A Community Member in Haiti

The Role of Empathy in Environmental Protection

 

Terence Lester says that “to really understand something, we often need to experience it for ourselves or at least hear the story of someone who has experienced it.”

This captures the importance of empathy when it comes to problem solving.

And when it comes to understanding our environment and its challenges, empathy is especially important. Without it, we run the risk of working only at a broad theoretical level, while missing the urgent heart of the matter.

Empathy gives us a truer picture of the problem

I remember how clearly some of my earliest visits to Plant With Purpose’s programs spelled out how change was possible.

Tui, our former Thailand director pointed off the side of the road towards some barren hills. The whole thing was brown and rocky, with only the occasional patch of dried up grass.

“Ten years ago, this is what that village looked like,” he said.

The village we had just spent time in looked like the complete opposite. Lush and thriving.

Being able to visually see the effects of both environmental degradation and restoration made everything more real. Drought, food insecurity, and deforestation were no longer abstract concepts- they could be vividly felt.

Empathy is what happens when love opens our eyes to the way other people see and experience the world. Just because an issue might not be right in front of us doesn’t mean that it’s not in front of someone.

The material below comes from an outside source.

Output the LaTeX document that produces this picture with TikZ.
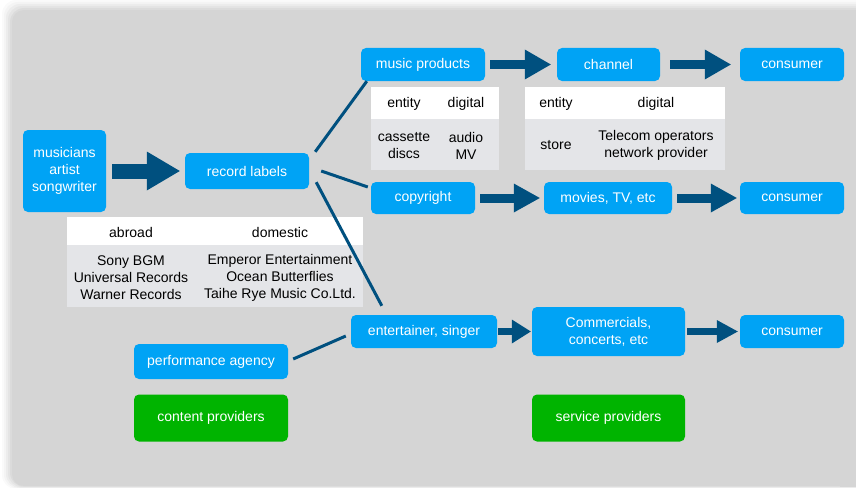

We can remember what global problems mean for people like us

There have been so many studies that show people are more likely to help a single child when they know her name, see her face, and know one fact about her, than they are to support efforts to help a larger number of people.

As humans, we are wired around stories more so than statistics, and while both play an important part in helping us understand the world, the former repeatedly shows a stronger ability to erase apathy.

Desire works in Haiti
Desire works in Haiti

This is not faulty wiring. It stems from the fact that we are built for relationship. And that’s why we’re better able to understand a global issue through the example of a small story.

These remind us that our climate crisis isn’t just about scary numbers. It’s about somebody like Emma being able to put her kids in school. Deforestation is a matter of someone in Haiti like Gernita being able to feed her family.

Empathy focuses on our greater identity

The way we see ourselves influences the way we interact with others. If we see ourselves as responsible parents, that affects how we relate to our children. If we see ourselves as stewards of the Earth and not just consumers, that influences our daily decision making.

When we are able to come alongside partners in rural Mexico or Burundi, we are reminded of our identity in God’s global family. We grow motivated to stand in solidarity with our brothers and sisters as partners, not projects.

When you listen to somebody’s story, their life or their experiences, with an open heart and mind, you start to lose a sense of us and them. Unity grows and we are reminded of the spirit of unity and diversity that God intended for the world.

By staying true to our identity as followers of Christ, we can approach issues of environmental justice in a way that frees us. We are free from both the pressure to save the world and the temptation to choose apathy.